REPUBLIKA.CO.ID, MATARAM -- Wakil Gubernur Nusa Tenggara Barat H Muhammad Amin mengakui akibat kekeringan yang kini melanda sejumlah wilayah di provinsi itu tak pelak membuat masyarakat harus rela menukar beras guna memperoleh air bersih.
"Ini terjadi di wilayah Lombok bagian selatan yang memang terparah mengalami dampak kekeringan. Untuk memperoleh air bersih saja masyarakat harus menukar dengan beras," kata Amin di Mataram, Sabtu (11/7).
Kata dia, NTB sendiri berdasarkan perkiraan BMKG akan mengalami kekeringan panjang dan parah di tahun ini, lantaran dampak dan cakupan wilayahnya akan lebih meluas dibandingkan tahun 2014 lalu.
"Jadi menghadapi kekeringan ini kita harus siap-siap. Kalau tahun lalu dampaknya cukup besar dan meluas. Tetapi sekarang akan lebih luas lagi, karena banyak sumber air yang menyusut," ujarnya.
Menurutnya, pemerintah provinsi sendiri telah berusaha mengatasi dampak kekeringan tersebut, salah satunya mendistribusikan ait bersih ke daerah-daerah yang dilanda kekeringan terparah, khususnya untuk masyarakat di wilayah Lombok bagian selatan.
"Memang distribusi air itu solusi efektif, tetapi dengan itu saja tidak cukup, perlu cara lain untuk mengatasi ini, misalnya mengalirkan air dari wilayah utara yang banyak air ke wilayah selatan," jelasnya.
Untuk diketahui, Pemerintah Provinsi NTB telah menetapkan siaga darurat kekeringan menyusul meluasnya daerah yang dilanda kesulitan air bersih akibat kekeringan.
Berdasarkan data Badan Penanggulangan Bencana Daerah (BPBD), jumlah wilayah yang terkena dampak kekeringan tersebar di 378 desa, 75 kecamatan dan sembilan kabupaten/kota, mulai dari kabupaten Lombok Barat, Lombok Utara, Lombok Tengah, Lombok Timur, Sumbawa Barat, Sumbawa, Dompu, Bima, dan Kota Bima.

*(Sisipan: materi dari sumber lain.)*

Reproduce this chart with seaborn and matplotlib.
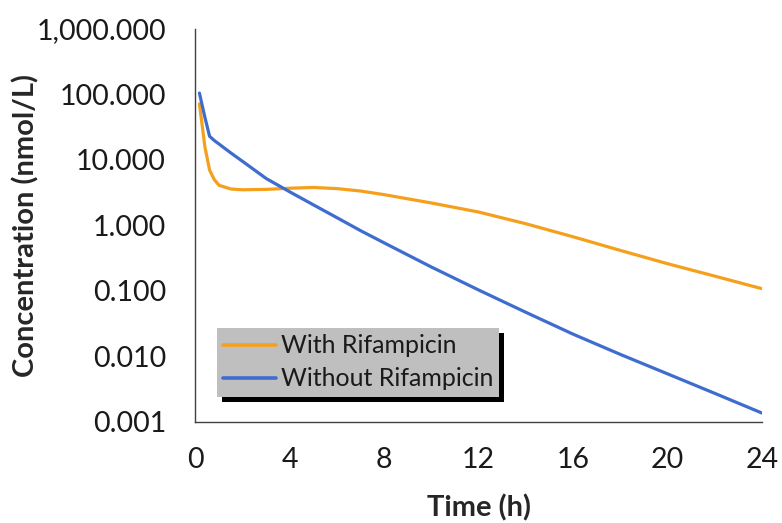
import numpy as np
import pandas as pd
import matplotlib
matplotlib.use("Agg")
import matplotlib.pyplot as plt
import matplotlib.ticker as mticker
from matplotlib.patches import Rectangle
import seaborn as sns

time_h = [0.17, 0.4, 0.6, 0.8, 1.0, 1.5, 2, 3, 4, 5, 6, 7, 8, 10, 12, 14, 16, 18, 20, 22, 24]
with_rif = [72, 16, 7.0, 5.0, 4.1, 3.6, 3.5, 3.55, 3.7, 3.8, 3.65, 3.35, 2.95, 2.2, 1.6,
            1.06, 0.67, 0.415, 0.26, 0.168, 0.108]
without_rif = [105, 45, 23, 19.8, 17.5, 12.8, 9.5, 5.2, 3.25, 2.06, 1.31, 0.83, 0.54, 0.231,
               0.103, 0.047, 0.0218, 0.0107, 0.0054, 0.00272, 0.00136]
series_names = ["With Rifampicin", "Without Rifampicin"]
x_ticks = [0, 4, 8, 12, 16, 20, 24]
y_ticks = [0.001, 0.01, 0.1, 1, 10, 100, 1000]

df = pd.concat([
    pd.DataFrame({"Time": time_h, "Conc": with_rif, "Series": series_names[0]}),
    pd.DataFrame({"Time": time_h, "Conc": without_rif, "Series": series_names[1]}),
])

sns.set_style("white")
plt.rcParams["font.family"] = ["Lato", "DejaVu Sans"]

fig = plt.figure(figsize=(7.82, 5.23), dpi=100)
ax = fig.add_axes([0.2499, 0.1935, 0.7245, 0.751])

palette = {series_names[0]: "#F5A01C", series_names[1]: "#3F6CCF"}
sns.lineplot(data=df, x="Time", y="Conc", hue="Series", palette=palette,
             linewidth=2.3, ax=ax, sort=False)

ax.set_yscale("log")
ax.set_ylim(0.001, 1000)
ax.set_xlim(0, 24)
ax.set_xticks(x_ticks)
ax.set_yticks(y_ticks)
ax.yaxis.set_minor_locator(mticker.NullLocator())
ax.yaxis.set_major_formatter(mticker.FuncFormatter(lambda v, p: f"{v:,.3f}"))

for s in ["top", "right"]:
    ax.spines[s].set_visible(False)
for s in ["left", "bottom"]:
    ax.spines[s].set_color("#404040")
    ax.spines[s].set_linewidth(1.0)
ax.tick_params(axis="both", which="major", direction="out", length=7.2, width=1.0,
               color="#404040", labelsize=20.5, labelcolor="#1a1a1a")
ax.tick_params(axis="x", pad=11)
ax.tick_params(axis="y", pad=14)

ax.set_xlabel("Time (h)", fontsize=21, fontweight="bold", labelpad=15)
ax.set_ylabel("Concentration (nmol/L)", fontsize=21, fontweight="bold", labelpad=-2.5)

leg = ax.legend(loc="upper left", bbox_to_anchor=(217 / 782, 1 - 328 / 523),
                bbox_transform=fig.transFigure, fontsize=18, frameon=True,
                facecolor="#BFBFBF", edgecolor="none", framealpha=1, fancybox=False,
                handlelength=2.1, handletextpad=0.2, borderpad=0.25, labelspacing=0.4,
                borderaxespad=0)
for line in leg.get_lines():
    line.set_linewidth(2.6)
for t in leg.get_texts():
    t.set_color("#1a1a1a")

fig.canvas.draw()
bb = leg.get_window_extent()
shadow = Rectangle((bb.x0 + 5, bb.y0 - 5), bb.width, bb.height, transform=None,
                   facecolor="black", edgecolor="none", zorder=4)
ax.add_artist(shadow)
leg.set_zorder(6)

fig.savefig("out.png", dpi=100)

Dari sembilan daerah, terdapat empat wilayah terparah, yakni Kabupaten Lombok Tengah, Lombok Timur, Kabupaten Bima dan Sumbawa Barat.
Sementara itu, di tahun 2014, BPBD NTB mencatat sebanyak 200 desa mengalami kekeringan dan kesulitan air bersih akibat kemarau panjang. Ke 200 desa tersebut tersebar di sembilan kabupaten/kota di wilayah NTB. Kondisi itu terus bertahan hingga bulan Nopember 2014.
Bahkan, akibat kekeringan tersebut, sebanyak 1 juta orang penduduk di sembilan kabupaten/kota di provinsi itu, dihadapkan pada kesulitan memperoleh air bersih untuk memenuhi kebutuhan hidup sehari-hari.